Running a bulb at the edge needs a doft start and a very constant filament temp (=power delivered to the bulb). 

The best method will be to measure the filament's temperature with an appropriate radiation thermometer. 

But it also could be done by a side by side compare with a known bulb. 

[ QUOTE ]
Filaments are almost always wound in a circular spiral coil (OK, not a great description, but you know what I mean). Find the circumference of the end of the coil and multiply it times the number of turns, and you have the approximate length of the filament.

[/ QUOTE ]

All the filaments I know are not wound in a spiral way, they use a helix instead .-)
Further most bulbs use a double helix, that means what you think is the filament, is actually another helix. 
Phillips one time even had a triple helix. 

And even further on, there is no real 'nominal voltage' for an incandescent bulb. It always depends on the lifetime you want to have. What a 12V bulb is for one, it is a 15V for the other .-)
And sometimes the nominal voltage is given for the general public and has little to do with the voltage the bulb is usually running at (see the relabeling of the Petzl bulbs and the usual car bulbs labeled for 12V, but rated for 14V)

And it is not necessarly true that, for example, a 12V bulb has twice the filament length as a 6V bulb (both for the same current, glass envelope size and lifetime).


----------



## js (Nov 9, 2004)

PeLu,

Not true. I have never seen a double wound filament for a 12V or lower bulb. A filament is double wound like that for very high voltage lamps, such as 120V projector lamps. I can see very clearly that the WA and Osram lamps I have are single wound.

As for "nominal voltage" you are absolutely correct. Which is why I stated that you needed the length of the filament for a lamp for which you know BOTH the voltage and lifetime, i.e. "drive level".

And yes, it is necessarily true that a 12V bulb has twice the filament length as a 6V bulb, all other things being equal. This is one of the laws of filament physics: voltage is directly proportional to the LENGTH of the filament, and current is related to the THICKNESS of the filament, all other things being equal.


----------



## Ginseng (Nov 9, 2004)

Jim,
Right. Double wound are quite uncommon in lower voltage bulbs. I have an 82V MR-16 lamp that is double wound. 

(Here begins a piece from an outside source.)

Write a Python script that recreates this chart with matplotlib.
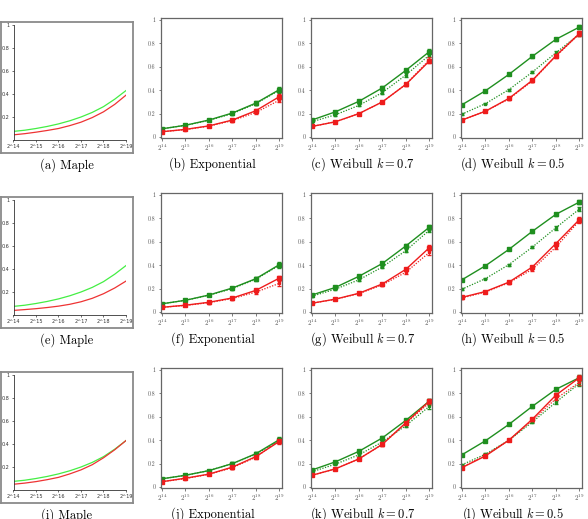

Perhaps it's more accurate to say that for a given filament composition, the voltage is proportional to the length. I'm thinking that alloys of different resistance values could generate different voltage/length curves. Of course, maybe all filaments are made with the same tungsten alloy and in that case, my statement is an uneccessary generalization.

Wilkey


----------



## PeLu (Nov 12, 2004)

[ QUOTE ]
*js said:*
I have never seen a double wound filament for a 12V or lower bulb.


[/ QUOTE ] OK, you got me .-) Did work too much with 230V bulbs....


[ QUOTE ]
And yes, it is necessarily true that a 12V bulb has twice the filament length as a 6V bulb, all other things being equal.

[/ QUOTE ]

What I meant was: assuming the same current, same glass envelope, same lifetime: 
When the 12V bulb would have twice the filament length as the 6V, it will run on a higher temp, as some 'losses' are constant (conduction). That means that the 12V bulb will have a shorter lifetime, as it runs on a higher temp (and will give more than twice the light). 
That means that filament lentgh is only roughly proportional the 'nominal voltage' (just for example lets define the nominal voltage as the voltage where you get a median life of 1000 hours).
I used to know how much the difference is, but I completely forgot the numbers. 
Of course all this is mainly academic, for practical use the light colour compare will be the best method (assuming the glass envelope is not coloured). 
I still have several of these sun eclipse glasses, which do a good word for comparing burning filaments and similar things.


----------



## js (Nov 12, 2004)

PeLu,

All other things equal, doubling the filament length doubles the voltage and keeps the current the same, because it's just like two of the very same filament in series! It will not run any hotter. The resistance of the tungsten filament is a function of the cross- section and the temperature and the LENGTH.

Of course, if you double the length, it's hard to keep everything else the same, e.g. the glass bulb usually has to get bigger. But still. The double length filament will have an almost exactly doubled voltage for the same filament temperature and cross section and fill gas.


----------



## PeLu (Nov 15, 2004)

[ QUOTE ]
*js said:*All other things equal, doubling the filament length doubles the voltage and keeps the current the same, because it's just like two of the very same filament in series!

[/ QUOTE ]

Jim, I think we just talk in a different direction. 
What I meant is, that the conductive losses are not the same and therefore the 12V filament will run hotter. 

I'm far from beeing shure there but I remember some 10-15% of conductive losses for these small envelope bulbs. 

If I'm wrong in here (with my numbers), please correct me. 
Maybe my numbers are only valid for relatively low temp bulbs. The higher the filament temperature gets, the lower the relative conductive losses are.


----------



## xevEveready (Mar 18, 2022)

Lookup "Pilot Lamp Data". The chart shown lists the volts, amps, bulb type, and the color of the insulating bead at the bottom of the filament support wires. The bead color is the important identifier.


----------



## bykfixer (Mar 18, 2022)

Great first post xev!!! Thank you.
Welcome to the site.


----------